DIRECTIONS
Images should be left out, and everything else in the listing reproduced exactly.
(begin)
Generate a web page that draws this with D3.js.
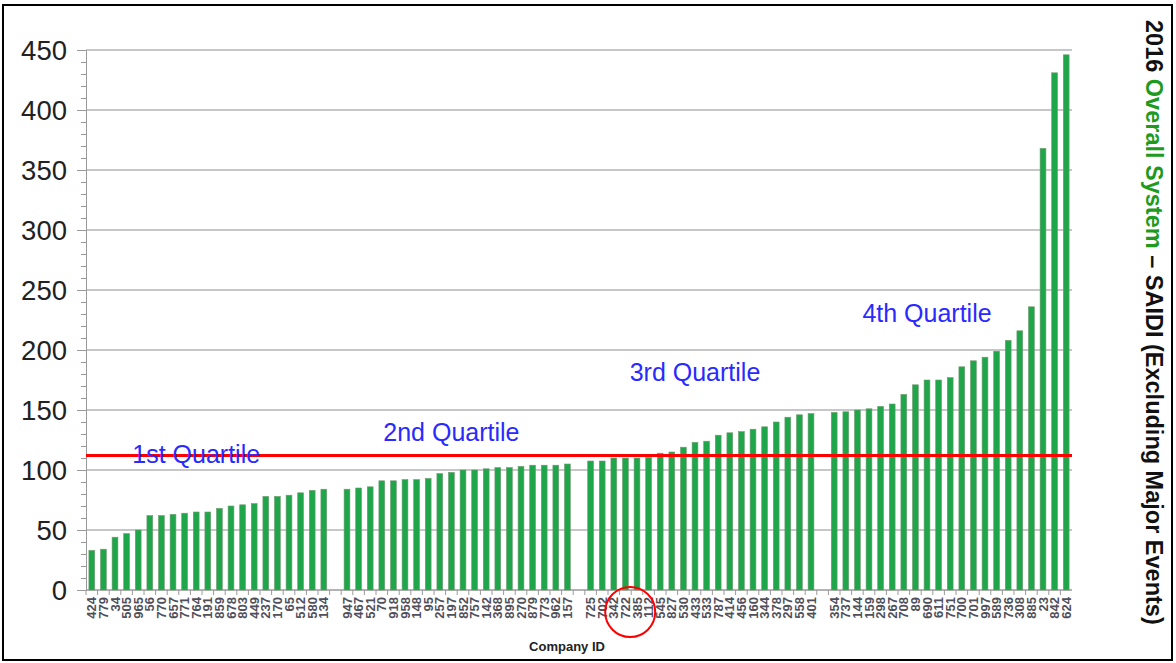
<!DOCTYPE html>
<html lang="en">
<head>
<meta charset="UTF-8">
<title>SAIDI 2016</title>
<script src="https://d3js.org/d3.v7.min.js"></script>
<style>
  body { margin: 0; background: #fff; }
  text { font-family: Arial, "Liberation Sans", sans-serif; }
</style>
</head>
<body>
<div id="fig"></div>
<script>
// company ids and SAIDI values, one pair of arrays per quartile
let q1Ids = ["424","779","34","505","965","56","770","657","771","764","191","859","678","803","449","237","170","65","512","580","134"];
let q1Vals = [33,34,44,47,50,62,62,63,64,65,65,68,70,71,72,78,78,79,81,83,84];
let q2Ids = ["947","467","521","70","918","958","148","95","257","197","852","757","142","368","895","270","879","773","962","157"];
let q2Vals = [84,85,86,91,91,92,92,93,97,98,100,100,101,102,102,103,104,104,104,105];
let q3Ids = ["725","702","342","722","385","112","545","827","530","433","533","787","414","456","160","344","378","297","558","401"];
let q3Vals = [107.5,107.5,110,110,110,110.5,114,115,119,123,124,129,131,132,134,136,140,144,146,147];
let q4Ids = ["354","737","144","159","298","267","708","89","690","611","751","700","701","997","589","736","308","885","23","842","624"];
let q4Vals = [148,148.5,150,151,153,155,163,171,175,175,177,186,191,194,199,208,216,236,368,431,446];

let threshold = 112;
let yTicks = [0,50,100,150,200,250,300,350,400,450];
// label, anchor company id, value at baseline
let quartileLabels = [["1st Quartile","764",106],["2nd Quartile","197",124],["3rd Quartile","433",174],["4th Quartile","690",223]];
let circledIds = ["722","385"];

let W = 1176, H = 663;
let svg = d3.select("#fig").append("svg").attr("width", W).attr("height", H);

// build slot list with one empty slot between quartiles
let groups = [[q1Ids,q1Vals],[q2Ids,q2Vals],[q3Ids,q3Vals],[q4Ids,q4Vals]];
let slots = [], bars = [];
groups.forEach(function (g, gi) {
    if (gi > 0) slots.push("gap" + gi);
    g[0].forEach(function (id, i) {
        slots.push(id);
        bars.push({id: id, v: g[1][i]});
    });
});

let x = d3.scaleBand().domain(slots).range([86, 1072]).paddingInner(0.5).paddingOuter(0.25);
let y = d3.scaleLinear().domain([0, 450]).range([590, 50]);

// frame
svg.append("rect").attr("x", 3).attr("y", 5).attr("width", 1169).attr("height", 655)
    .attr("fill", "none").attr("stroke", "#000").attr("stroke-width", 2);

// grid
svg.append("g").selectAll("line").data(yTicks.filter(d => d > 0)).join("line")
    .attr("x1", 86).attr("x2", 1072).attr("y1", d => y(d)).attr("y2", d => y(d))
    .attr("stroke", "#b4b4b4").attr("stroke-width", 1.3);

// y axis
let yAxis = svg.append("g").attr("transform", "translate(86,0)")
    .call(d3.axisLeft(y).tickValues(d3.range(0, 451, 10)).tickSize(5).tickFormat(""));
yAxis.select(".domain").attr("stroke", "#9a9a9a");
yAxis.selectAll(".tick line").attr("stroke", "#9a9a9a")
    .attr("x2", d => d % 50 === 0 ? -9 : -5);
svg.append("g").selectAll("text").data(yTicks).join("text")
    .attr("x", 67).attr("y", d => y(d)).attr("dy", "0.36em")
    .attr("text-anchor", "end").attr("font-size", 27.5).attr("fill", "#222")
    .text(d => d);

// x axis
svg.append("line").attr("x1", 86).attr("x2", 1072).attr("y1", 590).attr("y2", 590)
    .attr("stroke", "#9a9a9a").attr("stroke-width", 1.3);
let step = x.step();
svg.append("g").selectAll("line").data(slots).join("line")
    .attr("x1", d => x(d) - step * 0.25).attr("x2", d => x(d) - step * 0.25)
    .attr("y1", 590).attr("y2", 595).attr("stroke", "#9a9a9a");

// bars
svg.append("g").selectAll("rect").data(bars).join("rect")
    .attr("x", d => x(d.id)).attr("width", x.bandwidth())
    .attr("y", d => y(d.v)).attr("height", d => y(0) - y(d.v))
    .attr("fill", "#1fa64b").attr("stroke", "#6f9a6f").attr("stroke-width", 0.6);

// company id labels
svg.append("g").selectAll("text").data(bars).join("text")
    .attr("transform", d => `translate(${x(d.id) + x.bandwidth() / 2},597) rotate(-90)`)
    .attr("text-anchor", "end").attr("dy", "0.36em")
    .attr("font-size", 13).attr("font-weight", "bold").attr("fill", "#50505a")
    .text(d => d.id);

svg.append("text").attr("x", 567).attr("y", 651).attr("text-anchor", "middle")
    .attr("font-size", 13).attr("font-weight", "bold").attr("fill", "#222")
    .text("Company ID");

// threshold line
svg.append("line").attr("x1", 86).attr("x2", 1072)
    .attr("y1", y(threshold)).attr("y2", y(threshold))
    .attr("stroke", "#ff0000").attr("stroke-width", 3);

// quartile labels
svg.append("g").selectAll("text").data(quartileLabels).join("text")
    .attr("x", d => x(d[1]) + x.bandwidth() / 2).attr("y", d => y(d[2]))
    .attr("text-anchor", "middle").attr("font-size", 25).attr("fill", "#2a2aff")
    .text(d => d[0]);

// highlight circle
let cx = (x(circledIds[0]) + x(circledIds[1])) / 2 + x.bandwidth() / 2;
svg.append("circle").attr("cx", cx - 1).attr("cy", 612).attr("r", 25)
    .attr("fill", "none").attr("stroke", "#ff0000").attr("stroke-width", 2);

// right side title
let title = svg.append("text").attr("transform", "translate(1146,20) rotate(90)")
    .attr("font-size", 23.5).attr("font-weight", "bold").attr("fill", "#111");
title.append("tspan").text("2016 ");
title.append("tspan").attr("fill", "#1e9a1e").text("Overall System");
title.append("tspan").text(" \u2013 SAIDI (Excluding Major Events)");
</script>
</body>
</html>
(end)
WRITTEN SOLUTION
Generate a web page that draws this with D3.js.
<!DOCTYPE html>
<html lang="en">
<head>
<meta charset="UTF-8">
<title>SAIDI 2016</title>
<script src="https://d3js.org/d3.v7.min.js"></script>
<style>
  body { margin: 0; background: #fff; }
  text { font-family: Arial, "Liberation Sans", sans-serif; }
</style>
</head>
<body>
<div id="fig"></div>
<script>
// company ids and SAIDI values, one pair of arrays per quartile
let q1Ids = ["424","779","34","505","965","56","770","657","771","764","191","859","678","803","449","237","170","65","512","580","134"];
let q1Vals = [33,34,44,47,50,62,62,63,64,65,65,68,70,71,72,78,78,79,81,83,84];
let q2Ids = ["947","467","521","70","918","958","148","95","257","197","852","757","142","368","895","270","879","773","962","157"];
let q2Vals = [84,85,86,91,91,92,92,93,97,98,100,100,101,102,102,103,104,104,104,105];
let q3Ids = ["725","702","342","722","385","112","545","827","530","433","533","787","414","456","160","344","378","297","558","401"];
let q3Vals = [107.5,107.5,110,110,110,110.5,114,115,119,123,124,129,131,132,134,136,140,144,146,147];
let q4Ids = ["354","737","144","159","298","267","708","89","690","611","751","700","701","997","589","736","308","885","23","842","624"];
let q4Vals = [148,148.5,150,151,153,155,163,171,175,175,177,186,191,194,199,208,216,236,368,431,446];

let threshold = 112;
let yTicks = [0,50,100,150,200,250,300,350,400,450];
// label, anchor company id, value at baseline
let quartileLabels = [["1st Quartile","764",106],["2nd Quartile","197",124],["3rd Quartile","433",174],["4th Quartile","690",223]];
let circledIds = ["722","385"];

let W = 1176, H = 663;
let svg = d3.select("#fig").append("svg").attr("width", W).attr("height", H);

// build slot list with one empty slot between quartiles
let groups = [[q1Ids,q1Vals],[q2Ids,q2Vals],[q3Ids,q3Vals],[q4Ids,q4Vals]];
let slots = [], bars = [];
groups.forEach(function (g, gi) {
    if (gi > 0) slots.push("gap" + gi);
    g[0].forEach(function (id, i) {
        slots.push(id);
        bars.push({id: id, v: g[1][i]});
    });
});

let x = d3.scaleBand().domain(slots).range([86, 1072]).paddingInner(0.5).paddingOuter(0.25);
let y = d3.scaleLinear().domain([0, 450]).range([590, 50]);

// frame
svg.append("rect").attr("x", 3).attr("y", 5).attr("width", 1169).attr("height", 655)
    .attr("fill", "none").attr("stroke", "#000").attr("stroke-width", 2);

// grid
svg.append("g").selectAll("line").data(yTicks.filter(d => d > 0)).join("line")
    .attr("x1", 86).attr("x2", 1072).attr("y1", d => y(d)).attr("y2", d => y(d))
    .attr("stroke", "#b4b4b4").attr("stroke-width", 1.3);

// y axis
let yAxis = svg.append("g").attr("transform", "translate(86,0)")
    .call(d3.axisLeft(y).tickValues(d3.range(0, 451, 10)).tickSize(5).tickFormat(""));
yAxis.select(".domain").attr("stroke", "#9a9a9a");
yAxis.selectAll(".tick line").attr("stroke", "#9a9a9a")
    .attr("x2", d => d % 50 === 0 ? -9 : -5);
svg.append("g").selectAll("text").data(yTicks).join("text")
    .attr("x", 67).attr("y", d => y(d)).attr("dy", "0.36em")
    .attr("text-anchor", "end").attr("font-size", 27.5).attr("fill", "#222")
    .text(d => d);

// x axis
svg.append("line").attr("x1", 86).attr("x2", 1072).attr("y1", 590).attr("y2", 590)
    .attr("stroke", "#9a9a9a").attr("stroke-width", 1.3);
let step = x.step();
svg.append("g").selectAll("line").data(slots).join("line")
    .attr("x1", d => x(d) - step * 0.25).attr("x2", d => x(d) - step * 0.25)
    .attr("y1", 590).attr("y2", 595).attr("stroke", "#9a9a9a");

// bars
svg.append("g").selectAll("rect").data(bars).join("rect")
    .attr("x", d => x(d.id)).attr("width", x.bandwidth())
    .attr("y", d => y(d.v)).attr("height", d => y(0) - y(d.v))
    .attr("fill", "#1fa64b").attr("stroke", "#6f9a6f").attr("stroke-width", 0.6);

// company id labels
svg.append("g").selectAll("text").data(bars).join("text")
    .attr("transform", d => `translate(${x(d.id) + x.bandwidth() / 2},597) rotate(-90)`)
    .attr("text-anchor", "end").attr("dy", "0.36em")
    .attr("font-size", 13).attr("font-weight", "bold").attr("fill", "#50505a")
    .text(d => d.id);

svg.append("text").attr("x", 567).attr("y", 651).attr("text-anchor", "middle")
    .attr("font-size", 13).attr("font-weight", "bold").attr("fill", "#222")
    .text("Company ID");

// threshold line
svg.append("line").attr("x1", 86).attr("x2", 1072)
    .attr("y1", y(threshold)).attr("y2", y(threshold))
    .attr("stroke", "#ff0000").attr("stroke-width", 3);

// quartile labels
svg.append("g").selectAll("text").data(quartileLabels).join("text")
    .attr("x", d => x(d[1]) + x.bandwidth() / 2).attr("y", d => y(d[2]))
    .attr("text-anchor", "middle").attr("font-size", 25).attr("fill", "#2a2aff")
    .text(d => d[0]);

// highlight circle
let cx = (x(circledIds[0]) + x(circledIds[1])) / 2 + x.bandwidth() / 2;
svg.append("circle").attr("cx", cx - 1).attr("cy", 612).attr("r", 25)
    .attr("fill", "none").attr("stroke", "#ff0000").attr("stroke-width", 2);

// right side title
let title = svg.append("text").attr("transform", "translate(1146,20) rotate(90)")
    .attr("font-size", 23.5).attr("font-weight", "bold").attr("fill", "#111");
title.append("tspan").text("2016 ");
title.append("tspan").attr("fill", "#1e9a1e").text("Overall System");
title.append("tspan").text(" \u2013 SAIDI (Excluding Major Events)");
</script>
</body>
</html>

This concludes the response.